We rushed back to our Monastery to chat to Bill, Dottie, Misty and the others to find out our plan of action.  We confirmed the train strike.  We all headed back to the station to find out if we could book a train to Orvieto on Saturday instead - which we could.  We booked and headed back to pack and checked out and basically rushed out of Florence.  It all happened in a whirl and before I knew it we were back at the train station waiting for the next train out.  The station was manic and stinky hot.


Feeling a little dejected that Florence had eluded me.  So close but hardly close enough.  I didn't even get to walk (my favorite part about visiting these incredible places).  Of course I didn't get to see the Birth of Venus or any of Botticelli's works.  And I wanted to do some shopping for the girls here before I got to Orvieto.

In hindsight.  It's my biggest regret about this trip - that I didn't get that extra day here.  And that I delayed and deliberated on buying things for the girls and I didn't get to go into the Duomo!  That being said - the queues to get in were relentless and I'm not sure we would have had a chance - but there was still Sunday morning.  I guess that is all part of the adventures of traveling that you can only control aspects of things, where others, circumstances are completely out of your control.  But one thing is certain - you have to embrace what comes and move along swiftly with what doesn't.  And you have to trust that everything is exactly as it should be!  Who knows maybe I will get a chance to come back and maybe it will be even better... 

 
But for now I will cling to my precious finds... and let them be enough for now!

Beautiful Orvieto and precious San Lodovico here we come...

The Beautiful David... in all his glory!

 It was the last "Summer" weekend in Italy and it was Heritage weekend too.  Which meant entry to the museums were virtually free but it also meant the cities were packed.  I don't find this easy at all.  Being an introvert and finding comfort and restoration in quiet spaces - city crowds take their toll on me big time, physically, emotionally and mentally... 

Venice was busy but Florence - wow just felt harder and a little harsher.
The crowds and queues relentless.  But I was absolutely desperate to see The David and the Birth of Venus.  It was a pre-requisite from my girls that I see at least these two attractions.  But I was starting to feel like it wasn't going to happen for me.  So we woke early and Renee and I forfeited breakfast to be standing outside Academia bright and early - we stood for about an hour and an half (if I remember correctly) it wasn't too bad.  We met a delightful couple in front of us and we chatted our way in!

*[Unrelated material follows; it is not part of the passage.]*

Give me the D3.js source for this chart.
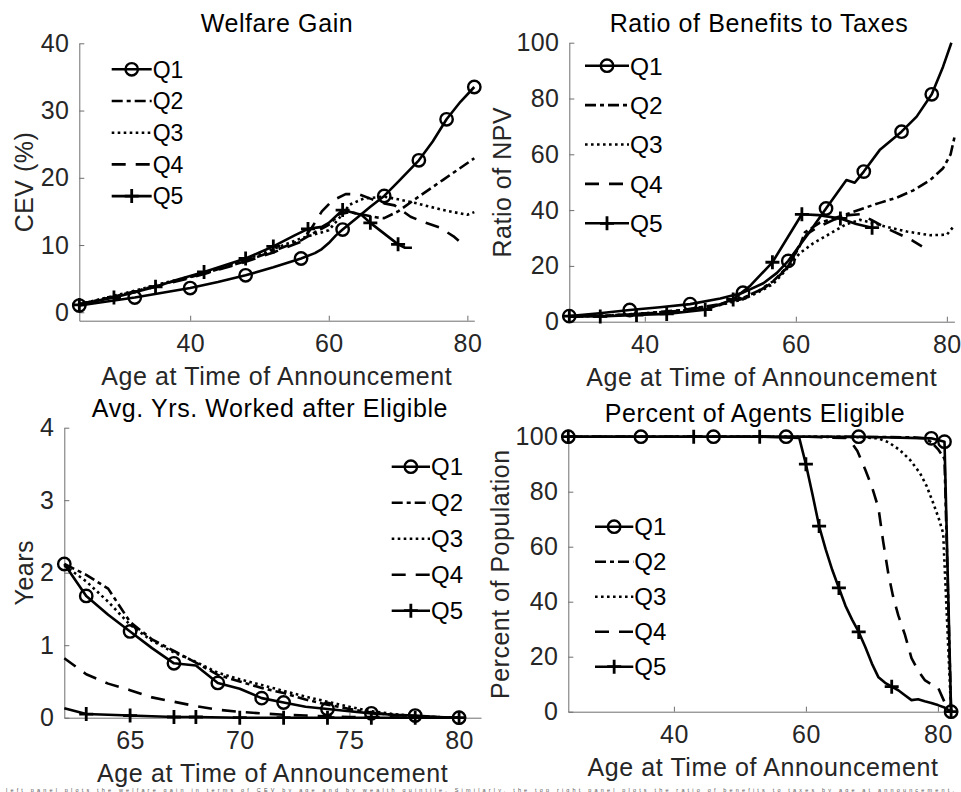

I do love this aspect of travel... 
the one on one convo's you end up having with interesting people along the way!

I was almost giddy with anticipation as we got through the doors.
To walk in and look down the incredible hallway to behold this!
It took my breath away!  I was emotional and I was afraid to talk!

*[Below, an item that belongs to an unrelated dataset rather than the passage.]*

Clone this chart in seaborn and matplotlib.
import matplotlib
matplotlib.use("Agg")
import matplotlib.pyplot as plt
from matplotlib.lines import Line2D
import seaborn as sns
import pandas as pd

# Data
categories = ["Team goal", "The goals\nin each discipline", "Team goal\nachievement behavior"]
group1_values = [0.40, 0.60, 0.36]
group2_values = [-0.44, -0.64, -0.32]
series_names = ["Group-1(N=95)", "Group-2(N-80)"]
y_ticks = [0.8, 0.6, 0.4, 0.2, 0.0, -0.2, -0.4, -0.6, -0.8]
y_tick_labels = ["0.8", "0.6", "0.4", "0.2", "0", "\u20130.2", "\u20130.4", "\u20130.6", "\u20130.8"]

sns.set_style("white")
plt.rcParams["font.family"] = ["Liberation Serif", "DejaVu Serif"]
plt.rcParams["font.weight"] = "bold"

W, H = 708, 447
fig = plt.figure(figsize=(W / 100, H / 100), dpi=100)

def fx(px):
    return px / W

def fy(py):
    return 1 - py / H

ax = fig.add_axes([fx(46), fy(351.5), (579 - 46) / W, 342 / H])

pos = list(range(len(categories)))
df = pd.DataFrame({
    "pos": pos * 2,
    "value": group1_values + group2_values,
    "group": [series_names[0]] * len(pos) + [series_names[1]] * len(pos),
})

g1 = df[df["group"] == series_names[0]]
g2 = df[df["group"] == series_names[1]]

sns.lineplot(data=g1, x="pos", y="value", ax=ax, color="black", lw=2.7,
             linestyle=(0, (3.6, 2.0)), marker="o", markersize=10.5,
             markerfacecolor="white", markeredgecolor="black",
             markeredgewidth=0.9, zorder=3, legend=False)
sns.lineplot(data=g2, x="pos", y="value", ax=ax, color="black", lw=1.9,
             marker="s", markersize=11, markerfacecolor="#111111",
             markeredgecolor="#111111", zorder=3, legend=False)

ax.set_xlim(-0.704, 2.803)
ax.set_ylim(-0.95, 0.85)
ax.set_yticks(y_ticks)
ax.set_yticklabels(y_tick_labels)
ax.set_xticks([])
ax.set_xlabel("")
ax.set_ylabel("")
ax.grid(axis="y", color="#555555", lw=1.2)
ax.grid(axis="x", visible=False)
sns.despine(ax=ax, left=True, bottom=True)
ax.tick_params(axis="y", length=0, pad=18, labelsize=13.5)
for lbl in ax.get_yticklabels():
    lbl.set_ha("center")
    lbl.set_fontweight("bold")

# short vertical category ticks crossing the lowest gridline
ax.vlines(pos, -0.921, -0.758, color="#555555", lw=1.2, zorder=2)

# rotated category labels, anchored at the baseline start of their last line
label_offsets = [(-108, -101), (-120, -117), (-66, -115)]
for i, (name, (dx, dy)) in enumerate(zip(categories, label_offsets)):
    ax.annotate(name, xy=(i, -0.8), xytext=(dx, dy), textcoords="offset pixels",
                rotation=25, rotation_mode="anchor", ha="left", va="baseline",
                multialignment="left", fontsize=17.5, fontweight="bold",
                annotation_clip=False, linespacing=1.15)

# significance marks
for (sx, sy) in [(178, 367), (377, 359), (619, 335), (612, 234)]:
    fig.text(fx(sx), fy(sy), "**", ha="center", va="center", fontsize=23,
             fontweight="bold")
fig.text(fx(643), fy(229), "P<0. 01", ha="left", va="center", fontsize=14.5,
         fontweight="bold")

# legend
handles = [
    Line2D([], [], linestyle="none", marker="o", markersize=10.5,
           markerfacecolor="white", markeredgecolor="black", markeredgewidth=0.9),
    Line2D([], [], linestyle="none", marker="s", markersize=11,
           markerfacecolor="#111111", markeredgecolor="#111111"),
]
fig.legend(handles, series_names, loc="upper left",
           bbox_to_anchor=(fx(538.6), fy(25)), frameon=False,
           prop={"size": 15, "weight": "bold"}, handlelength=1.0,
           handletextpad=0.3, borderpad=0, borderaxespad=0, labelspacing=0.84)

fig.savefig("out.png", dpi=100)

In an instance - I understood what all the fuss was about.
The sheer size was breathtaking!  Not to mention the skill!

 

To me this picture is so symbolic.
I could hardly believe that little "me" was standing here (literally and figuratively so).
How large and impossible life and dreams might seem and how we diminish ourselves because they seem too big.


How I have longed to see things like this in my lifetime. The greatest gift for me is to show my beautiful girls that they too can stand here.  And one thing I know... is that we try give our children everything humanly possibly but the greatest thing I want to give them - is the notion of dreams but even greater so, to never diminish themselves to think it's impossible but to pursue them wholeheartedly.